Regional Voice: Sacramento and the Politics of Place

Matsui’s district includes Sacramento, the capital of California, a city defined by its proximity to rivers and flood risk, its state-level political culture, and its demographic diversity.

Her legislative priorities around flood control, levee repair, and climate adaptation reveal how regional realities shape national discourse. Terms like 100-year flood, levee certification, and resilience shift from technical jargon to critical parts of local political vocabulary. Matsui has consistently tied these issues to broader conversations about climate change and federal responsibility, helping move them into the mainstream national lexicon.
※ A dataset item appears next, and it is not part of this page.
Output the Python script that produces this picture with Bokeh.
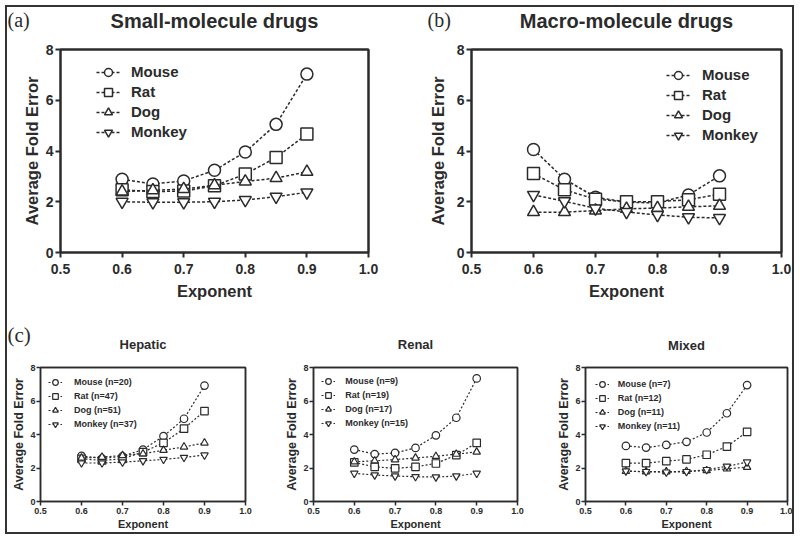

Continuity and Change in Congressional History

By 2026, Doris Matsui is part of a cohort of long-serving members whose careers bridge distinct political eras:

  • The post–Cold War optimism of the 1990s

  • The security anxieties of the 2000s

  • The polarized, media-fragmented politics of the 2010s and 2020s

Across these periods, the vocabulary of national politics has repeatedly shifted “welfare reform,” “homeland security,” “climate crisis,” “infrastructure investment,” “net neutrality,” “AI governance.” Matsui’s career offers a case study in how a single legislator navigates, absorbs, and sometimes shapes these changing rhetorical landscapes.

Conclusion: A Life Between Language and Law

Congresswoman Doris Matsui’s history is not only a narrative of individual achievement but also a lens through which to examine how the United States talks about power, rights, and belonging. Born in a camp created by executive order and bureaucratic euphemism, she rose to serve in the institution that writes the laws of the nation.

For students of linguistics and political history alike, her trajectory highlights:

  • How official language can both conceal and later confront injustice

  • How biography informs legislative priorities and rhetorical style

  • How representatives translate between expert discourse and everyday speech

In tracing the history of Doris Matsui, we see how the language of government evolves through the people who speak within its walls and how someone once marginalized by state power can become one of its voices.